• **Problem description**
Write out every line of the material as it stands, apart from the pictures.

──────────────────────────────

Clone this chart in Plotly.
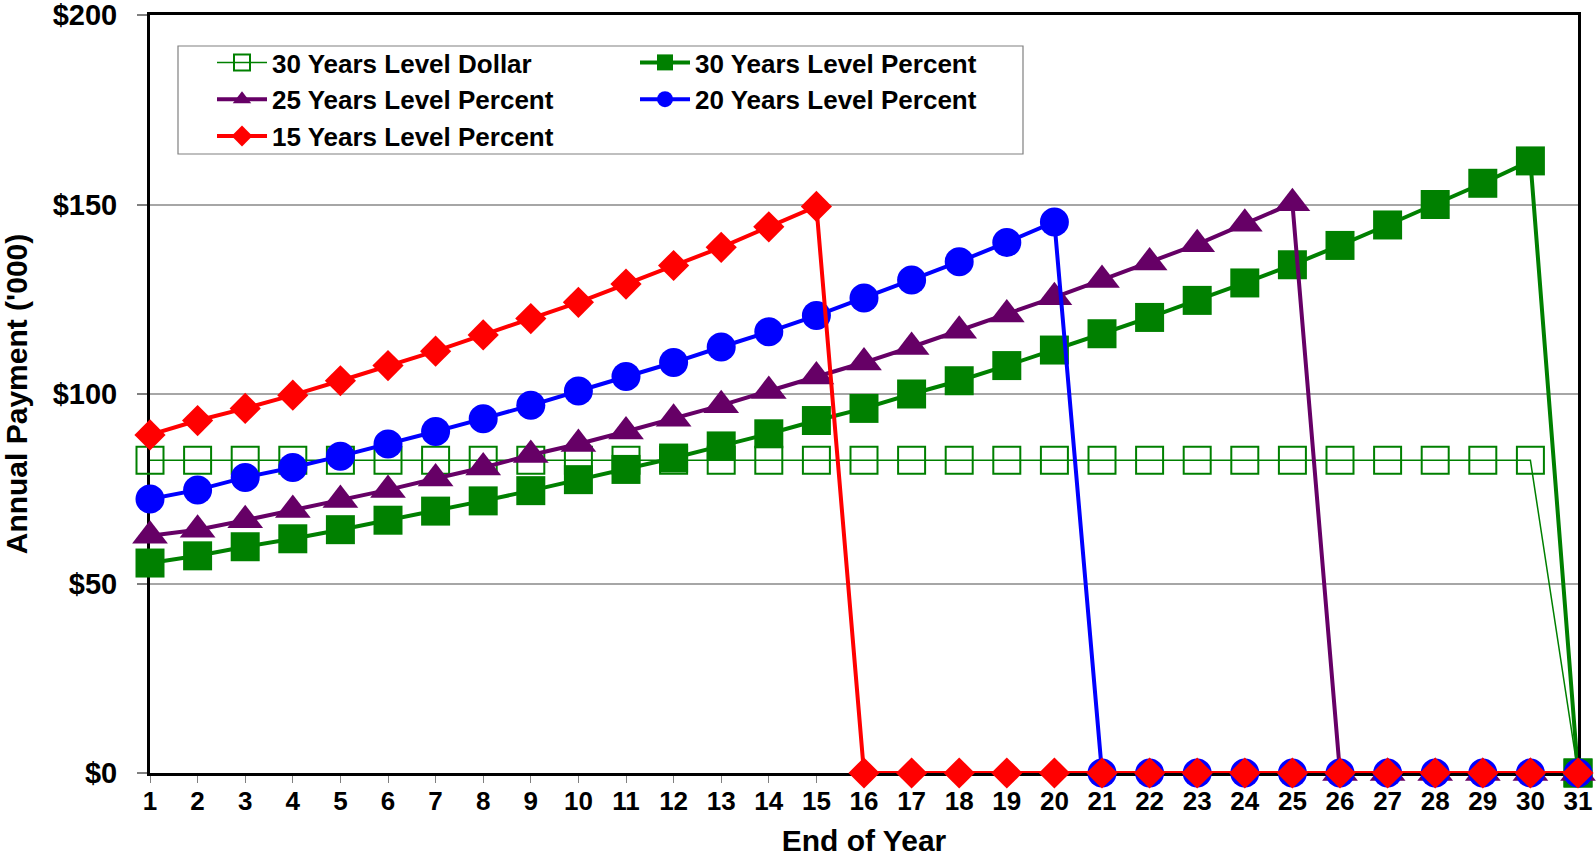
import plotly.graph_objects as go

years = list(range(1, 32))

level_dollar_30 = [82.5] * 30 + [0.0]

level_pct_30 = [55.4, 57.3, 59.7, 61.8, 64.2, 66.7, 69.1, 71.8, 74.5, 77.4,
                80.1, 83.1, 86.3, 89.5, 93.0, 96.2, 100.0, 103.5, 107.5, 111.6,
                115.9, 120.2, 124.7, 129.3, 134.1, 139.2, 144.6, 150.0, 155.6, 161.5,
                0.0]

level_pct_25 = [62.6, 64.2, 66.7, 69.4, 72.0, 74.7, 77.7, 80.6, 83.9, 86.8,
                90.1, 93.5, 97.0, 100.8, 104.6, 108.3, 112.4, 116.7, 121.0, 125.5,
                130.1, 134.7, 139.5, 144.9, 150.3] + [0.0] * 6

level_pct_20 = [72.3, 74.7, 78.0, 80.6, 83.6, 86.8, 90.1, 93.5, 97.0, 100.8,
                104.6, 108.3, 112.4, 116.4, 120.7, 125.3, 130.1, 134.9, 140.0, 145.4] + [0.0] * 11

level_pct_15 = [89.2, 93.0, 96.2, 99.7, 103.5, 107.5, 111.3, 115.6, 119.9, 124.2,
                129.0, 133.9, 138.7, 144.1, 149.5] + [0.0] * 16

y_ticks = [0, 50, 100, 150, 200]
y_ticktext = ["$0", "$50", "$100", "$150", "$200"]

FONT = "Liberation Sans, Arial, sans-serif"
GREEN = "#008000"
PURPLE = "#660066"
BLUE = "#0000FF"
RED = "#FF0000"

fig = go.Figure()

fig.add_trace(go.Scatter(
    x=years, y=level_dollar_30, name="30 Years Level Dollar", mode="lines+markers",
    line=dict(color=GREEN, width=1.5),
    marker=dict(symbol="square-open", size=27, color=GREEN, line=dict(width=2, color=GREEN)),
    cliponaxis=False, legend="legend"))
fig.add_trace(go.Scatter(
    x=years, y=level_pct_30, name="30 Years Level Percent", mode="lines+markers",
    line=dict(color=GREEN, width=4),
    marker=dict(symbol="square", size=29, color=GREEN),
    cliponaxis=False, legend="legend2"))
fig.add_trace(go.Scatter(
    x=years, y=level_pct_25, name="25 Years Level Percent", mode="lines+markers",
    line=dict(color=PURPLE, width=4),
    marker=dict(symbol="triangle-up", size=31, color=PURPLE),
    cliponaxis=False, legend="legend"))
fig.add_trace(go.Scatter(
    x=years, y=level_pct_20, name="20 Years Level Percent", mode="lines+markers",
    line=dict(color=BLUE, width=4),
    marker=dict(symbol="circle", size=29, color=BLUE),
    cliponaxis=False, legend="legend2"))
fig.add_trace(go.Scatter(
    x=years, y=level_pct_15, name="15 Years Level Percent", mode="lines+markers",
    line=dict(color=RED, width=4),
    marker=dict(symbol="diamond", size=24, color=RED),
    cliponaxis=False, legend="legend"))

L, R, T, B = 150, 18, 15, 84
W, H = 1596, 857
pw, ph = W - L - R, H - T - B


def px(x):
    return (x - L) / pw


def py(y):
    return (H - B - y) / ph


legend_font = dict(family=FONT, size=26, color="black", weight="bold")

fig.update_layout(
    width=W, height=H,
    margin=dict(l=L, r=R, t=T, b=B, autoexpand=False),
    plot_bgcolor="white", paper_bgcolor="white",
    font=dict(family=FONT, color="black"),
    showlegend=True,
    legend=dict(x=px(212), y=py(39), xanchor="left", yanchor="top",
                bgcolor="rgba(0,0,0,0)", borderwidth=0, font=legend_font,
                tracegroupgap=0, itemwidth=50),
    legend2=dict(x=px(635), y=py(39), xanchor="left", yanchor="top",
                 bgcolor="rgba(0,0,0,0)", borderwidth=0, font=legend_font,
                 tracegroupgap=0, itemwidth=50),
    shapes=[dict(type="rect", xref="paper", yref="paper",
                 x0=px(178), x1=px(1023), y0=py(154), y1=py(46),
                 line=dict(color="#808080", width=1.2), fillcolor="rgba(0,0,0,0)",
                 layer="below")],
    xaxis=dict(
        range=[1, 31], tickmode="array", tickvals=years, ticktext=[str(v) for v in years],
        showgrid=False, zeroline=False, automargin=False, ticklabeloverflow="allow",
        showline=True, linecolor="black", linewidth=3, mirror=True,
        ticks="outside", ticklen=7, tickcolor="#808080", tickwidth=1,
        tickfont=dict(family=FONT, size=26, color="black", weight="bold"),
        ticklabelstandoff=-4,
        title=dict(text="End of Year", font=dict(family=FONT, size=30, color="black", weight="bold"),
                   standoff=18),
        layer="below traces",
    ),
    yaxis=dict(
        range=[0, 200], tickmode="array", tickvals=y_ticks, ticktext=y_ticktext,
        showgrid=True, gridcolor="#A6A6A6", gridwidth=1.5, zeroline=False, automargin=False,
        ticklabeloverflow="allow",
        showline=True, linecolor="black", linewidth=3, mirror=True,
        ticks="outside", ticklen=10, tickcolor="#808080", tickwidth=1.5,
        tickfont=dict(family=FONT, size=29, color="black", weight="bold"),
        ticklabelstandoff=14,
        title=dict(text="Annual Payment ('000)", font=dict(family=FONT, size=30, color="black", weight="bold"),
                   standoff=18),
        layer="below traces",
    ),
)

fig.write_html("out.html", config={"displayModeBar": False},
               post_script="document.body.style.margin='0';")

──────────────────────────────

• **Full output**
Clone this chart in Plotly.
import plotly.graph_objects as go

years = list(range(1, 32))

level_dollar_30 = [82.5] * 30 + [0.0]

level_pct_30 = [55.4, 57.3, 59.7, 61.8, 64.2, 66.7, 69.1, 71.8, 74.5, 77.4,
                80.1, 83.1, 86.3, 89.5, 93.0, 96.2, 100.0, 103.5, 107.5, 111.6,
                115.9, 120.2, 124.7, 129.3, 134.1, 139.2, 144.6, 150.0, 155.6, 161.5,
                0.0]

level_pct_25 = [62.6, 64.2, 66.7, 69.4, 72.0, 74.7, 77.7, 80.6, 83.9, 86.8,
                90.1, 93.5, 97.0, 100.8, 104.6, 108.3, 112.4, 116.7, 121.0, 125.5,
                130.1, 134.7, 139.5, 144.9, 150.3] + [0.0] * 6

level_pct_20 = [72.3, 74.7, 78.0, 80.6, 83.6, 86.8, 90.1, 93.5, 97.0, 100.8,
                104.6, 108.3, 112.4, 116.4, 120.7, 125.3, 130.1, 134.9, 140.0, 145.4] + [0.0] * 11

level_pct_15 = [89.2, 93.0, 96.2, 99.7, 103.5, 107.5, 111.3, 115.6, 119.9, 124.2,
                129.0, 133.9, 138.7, 144.1, 149.5] + [0.0] * 16

y_ticks = [0, 50, 100, 150, 200]
y_ticktext = ["$0", "$50", "$100", "$150", "$200"]

FONT = "Liberation Sans, Arial, sans-serif"
GREEN = "#008000"
PURPLE = "#660066"
BLUE = "#0000FF"
RED = "#FF0000"

fig = go.Figure()

fig.add_trace(go.Scatter(
    x=years, y=level_dollar_30, name="30 Years Level Dollar", mode="lines+markers",
    line=dict(color=GREEN, width=1.5),
    marker=dict(symbol="square-open", size=27, color=GREEN, line=dict(width=2, color=GREEN)),
    cliponaxis=False, legend="legend"))
fig.add_trace(go.Scatter(
    x=years, y=level_pct_30, name="30 Years Level Percent", mode="lines+markers",
    line=dict(color=GREEN, width=4),
    marker=dict(symbol="square", size=29, color=GREEN),
    cliponaxis=False, legend="legend2"))
fig.add_trace(go.Scatter(
    x=years, y=level_pct_25, name="25 Years Level Percent", mode="lines+markers",
    line=dict(color=PURPLE, width=4),
    marker=dict(symbol="triangle-up", size=31, color=PURPLE),
    cliponaxis=False, legend="legend"))
fig.add_trace(go.Scatter(
    x=years, y=level_pct_20, name="20 Years Level Percent", mode="lines+markers",
    line=dict(color=BLUE, width=4),
    marker=dict(symbol="circle", size=29, color=BLUE),
    cliponaxis=False, legend="legend2"))
fig.add_trace(go.Scatter(
    x=years, y=level_pct_15, name="15 Years Level Percent", mode="lines+markers",
    line=dict(color=RED, width=4),
    marker=dict(symbol="diamond", size=24, color=RED),
    cliponaxis=False, legend="legend"))

L, R, T, B = 150, 18, 15, 84
W, H = 1596, 857
pw, ph = W - L - R, H - T - B


def px(x):
    return (x - L) / pw


def py(y):
    return (H - B - y) / ph


legend_font = dict(family=FONT, size=26, color="black", weight="bold")

fig.update_layout(
    width=W, height=H,
    margin=dict(l=L, r=R, t=T, b=B, autoexpand=False),
    plot_bgcolor="white", paper_bgcolor="white",
    font=dict(family=FONT, color="black"),
    showlegend=True,
    legend=dict(x=px(212), y=py(39), xanchor="left", yanchor="top",
                bgcolor="rgba(0,0,0,0)", borderwidth=0, font=legend_font,
                tracegroupgap=0, itemwidth=50),
    legend2=dict(x=px(635), y=py(39), xanchor="left", yanchor="top",
                 bgcolor="rgba(0,0,0,0)", borderwidth=0, font=legend_font,
                 tracegroupgap=0, itemwidth=50),
    shapes=[dict(type="rect", xref="paper", yref="paper",
                 x0=px(178), x1=px(1023), y0=py(154), y1=py(46),
                 line=dict(color="#808080", width=1.2), fillcolor="rgba(0,0,0,0)",
                 layer="below")],
    xaxis=dict(
        range=[1, 31], tickmode="array", tickvals=years, ticktext=[str(v) for v in years],
        showgrid=False, zeroline=False, automargin=False, ticklabeloverflow="allow",
        showline=True, linecolor="black", linewidth=3, mirror=True,
        ticks="outside", ticklen=7, tickcolor="#808080", tickwidth=1,
        tickfont=dict(family=FONT, size=26, color="black", weight="bold"),
        ticklabelstandoff=-4,
        title=dict(text="End of Year", font=dict(family=FONT, size=30, color="black", weight="bold"),
                   standoff=18),
        layer="below traces",
    ),
    yaxis=dict(
        range=[0, 200], tickmode="array", tickvals=y_ticks, ticktext=y_ticktext,
        showgrid=True, gridcolor="#A6A6A6", gridwidth=1.5, zeroline=False, automargin=False,
        ticklabeloverflow="allow",
        showline=True, linecolor="black", linewidth=3, mirror=True,
        ticks="outside", ticklen=10, tickcolor="#808080", tickwidth=1.5,
        tickfont=dict(family=FONT, size=29, color="black", weight="bold"),
        ticklabelstandoff=14,
        title=dict(text="Annual Payment ('000)", font=dict(family=FONT, size=30, color="black", weight="bold"),
                   standoff=18),
        layer="below traces",
    ),
)

fig.write_html("out.html", config={"displayModeBar": False},
               post_script="document.body.style.margin='0';")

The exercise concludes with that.